Exactly the lines from the one containing "Rebuild this chart" through the one containing "plt.rcParams['font.family'] = ['Liberation" are to be returned, please, without any pictures.
+++ Input rows +++
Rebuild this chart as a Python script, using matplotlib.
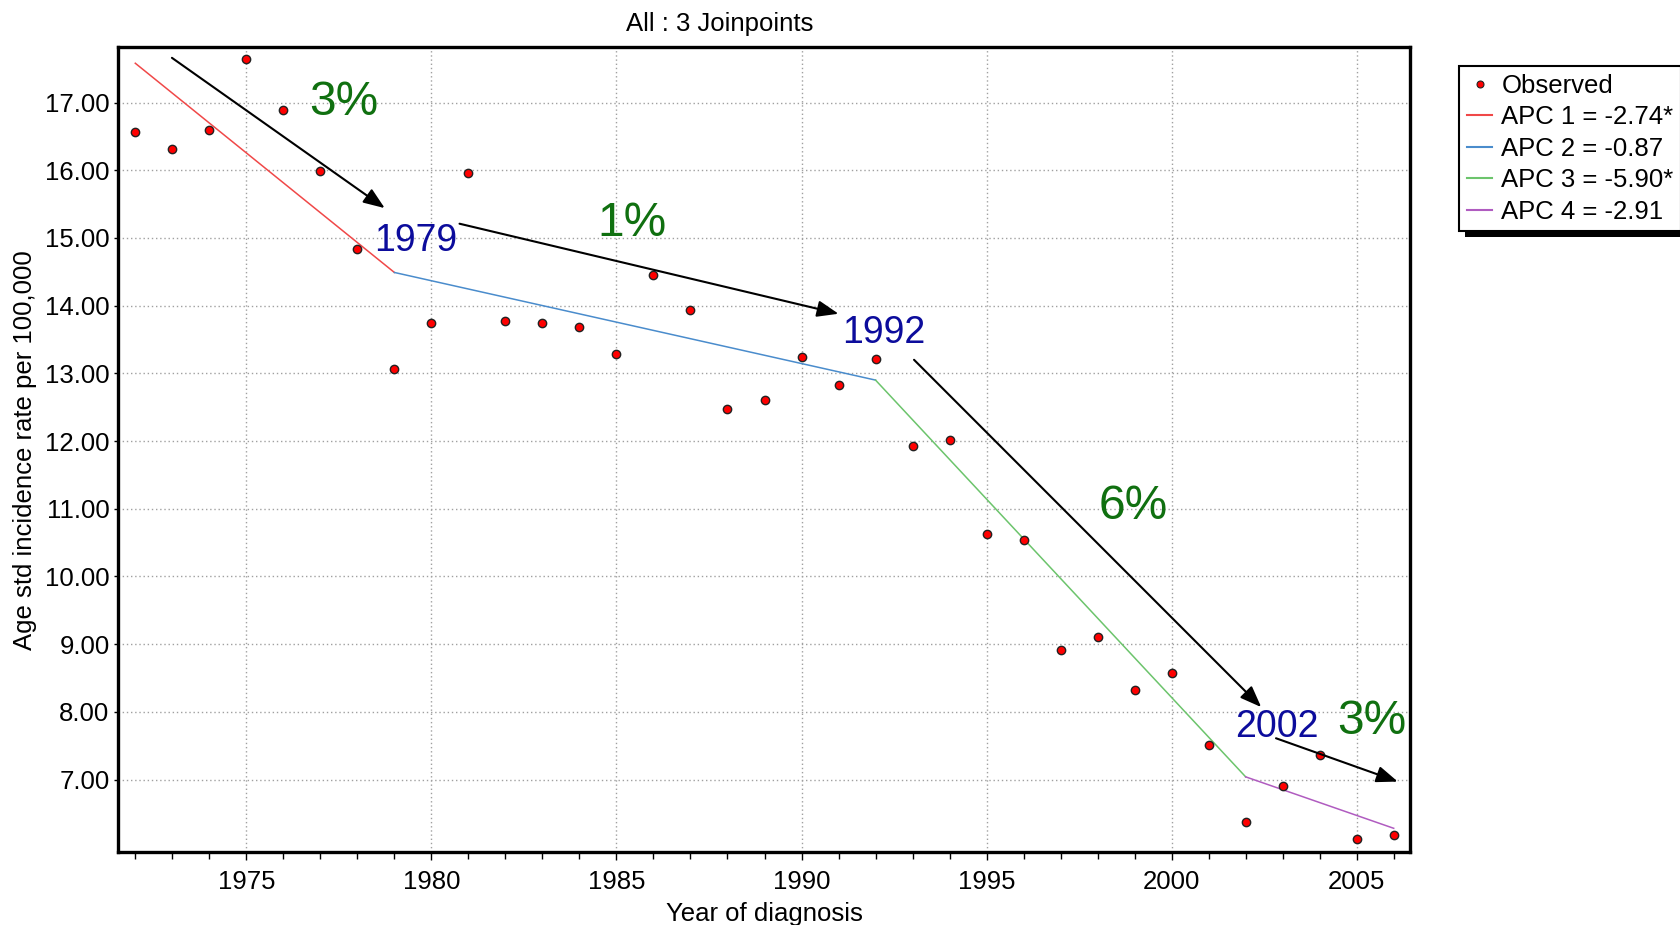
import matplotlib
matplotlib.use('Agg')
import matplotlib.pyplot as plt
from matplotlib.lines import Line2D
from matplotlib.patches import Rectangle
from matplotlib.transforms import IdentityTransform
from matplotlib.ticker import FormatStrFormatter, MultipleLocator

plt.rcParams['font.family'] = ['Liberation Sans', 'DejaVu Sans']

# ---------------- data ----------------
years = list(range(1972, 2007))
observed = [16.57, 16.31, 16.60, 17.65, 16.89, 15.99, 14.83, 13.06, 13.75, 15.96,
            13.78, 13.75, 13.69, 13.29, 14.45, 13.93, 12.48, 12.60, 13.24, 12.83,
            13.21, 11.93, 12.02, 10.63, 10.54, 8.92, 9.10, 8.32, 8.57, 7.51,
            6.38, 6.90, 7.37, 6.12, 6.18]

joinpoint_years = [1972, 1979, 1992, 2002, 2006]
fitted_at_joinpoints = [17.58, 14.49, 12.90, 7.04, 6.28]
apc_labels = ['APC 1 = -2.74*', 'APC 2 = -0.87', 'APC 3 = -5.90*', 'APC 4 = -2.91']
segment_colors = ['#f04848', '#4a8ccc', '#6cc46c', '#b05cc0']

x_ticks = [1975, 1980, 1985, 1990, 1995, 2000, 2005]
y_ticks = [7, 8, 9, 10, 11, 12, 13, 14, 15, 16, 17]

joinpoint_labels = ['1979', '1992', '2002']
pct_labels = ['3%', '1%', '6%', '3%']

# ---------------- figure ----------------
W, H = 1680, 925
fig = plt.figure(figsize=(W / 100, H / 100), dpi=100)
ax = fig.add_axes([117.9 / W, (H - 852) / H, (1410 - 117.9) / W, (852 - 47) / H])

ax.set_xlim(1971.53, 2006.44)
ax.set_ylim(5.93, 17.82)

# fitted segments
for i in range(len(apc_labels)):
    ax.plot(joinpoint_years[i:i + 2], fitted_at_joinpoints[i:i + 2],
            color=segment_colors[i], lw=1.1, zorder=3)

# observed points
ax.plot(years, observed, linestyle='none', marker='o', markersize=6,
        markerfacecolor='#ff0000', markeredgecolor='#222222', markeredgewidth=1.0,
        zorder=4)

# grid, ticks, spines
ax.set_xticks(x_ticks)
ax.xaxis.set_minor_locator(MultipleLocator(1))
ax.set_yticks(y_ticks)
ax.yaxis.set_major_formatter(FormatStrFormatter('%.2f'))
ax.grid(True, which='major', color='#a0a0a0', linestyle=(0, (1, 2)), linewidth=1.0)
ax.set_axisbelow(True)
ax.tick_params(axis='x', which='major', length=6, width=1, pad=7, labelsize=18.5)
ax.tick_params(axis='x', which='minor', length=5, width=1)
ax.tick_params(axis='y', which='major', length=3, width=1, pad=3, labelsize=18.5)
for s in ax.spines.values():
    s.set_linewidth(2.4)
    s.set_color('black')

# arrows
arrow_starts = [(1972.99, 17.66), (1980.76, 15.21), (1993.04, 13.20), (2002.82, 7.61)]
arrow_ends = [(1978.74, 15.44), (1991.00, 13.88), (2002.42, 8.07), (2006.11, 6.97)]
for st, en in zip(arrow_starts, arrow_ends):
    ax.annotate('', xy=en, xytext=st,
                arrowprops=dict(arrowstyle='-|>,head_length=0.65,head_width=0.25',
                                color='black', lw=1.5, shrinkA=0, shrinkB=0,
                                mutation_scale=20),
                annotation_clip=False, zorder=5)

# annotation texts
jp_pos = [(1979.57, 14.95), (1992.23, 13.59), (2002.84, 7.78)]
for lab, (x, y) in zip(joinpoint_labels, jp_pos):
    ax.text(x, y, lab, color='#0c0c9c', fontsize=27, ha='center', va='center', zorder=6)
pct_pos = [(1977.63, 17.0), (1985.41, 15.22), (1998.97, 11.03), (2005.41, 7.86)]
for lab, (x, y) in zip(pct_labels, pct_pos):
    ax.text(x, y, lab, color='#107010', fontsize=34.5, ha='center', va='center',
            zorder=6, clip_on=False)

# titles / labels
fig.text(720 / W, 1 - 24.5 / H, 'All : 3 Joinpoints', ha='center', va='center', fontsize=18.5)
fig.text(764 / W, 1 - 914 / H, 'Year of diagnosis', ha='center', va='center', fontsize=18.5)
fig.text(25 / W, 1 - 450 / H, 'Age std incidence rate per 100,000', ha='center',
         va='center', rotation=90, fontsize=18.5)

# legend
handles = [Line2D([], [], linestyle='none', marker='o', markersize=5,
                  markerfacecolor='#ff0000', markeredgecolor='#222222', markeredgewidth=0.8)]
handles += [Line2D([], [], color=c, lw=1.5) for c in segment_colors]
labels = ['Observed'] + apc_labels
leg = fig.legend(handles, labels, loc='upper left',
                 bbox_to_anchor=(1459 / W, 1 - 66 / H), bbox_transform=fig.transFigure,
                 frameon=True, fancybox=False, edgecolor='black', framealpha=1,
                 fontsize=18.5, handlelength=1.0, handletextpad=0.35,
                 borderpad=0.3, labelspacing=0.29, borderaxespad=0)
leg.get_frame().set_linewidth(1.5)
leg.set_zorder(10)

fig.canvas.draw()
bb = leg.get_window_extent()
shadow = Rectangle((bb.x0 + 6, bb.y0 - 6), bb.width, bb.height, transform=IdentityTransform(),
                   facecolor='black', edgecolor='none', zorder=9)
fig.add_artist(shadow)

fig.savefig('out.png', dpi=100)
+++
+++ Input rows +++
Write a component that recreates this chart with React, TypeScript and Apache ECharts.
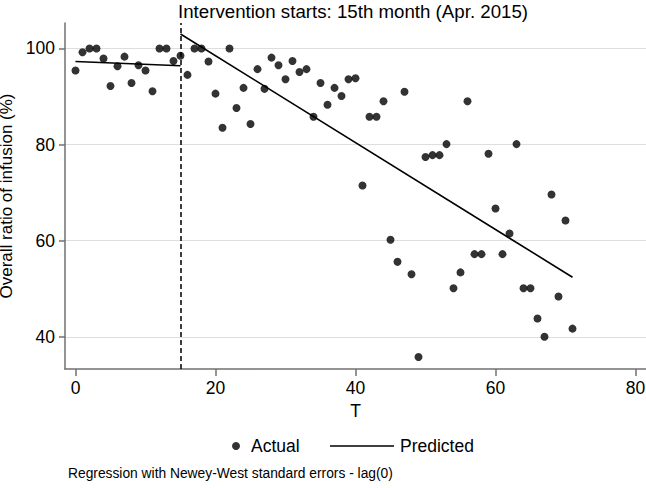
+++
Exercise solution:
Rebuild this chart as a Python script, using matplotlib.
import matplotlib
matplotlib.use('Agg')
import matplotlib.pyplot as plt
from matplotlib.lines import Line2D
from matplotlib.patches import Rectangle
from matplotlib.transforms import IdentityTransform
from matplotlib.ticker import FormatStrFormatter, MultipleLocator

plt.rcParams['font.family'] = ['Liberation Sans', 'DejaVu Sans']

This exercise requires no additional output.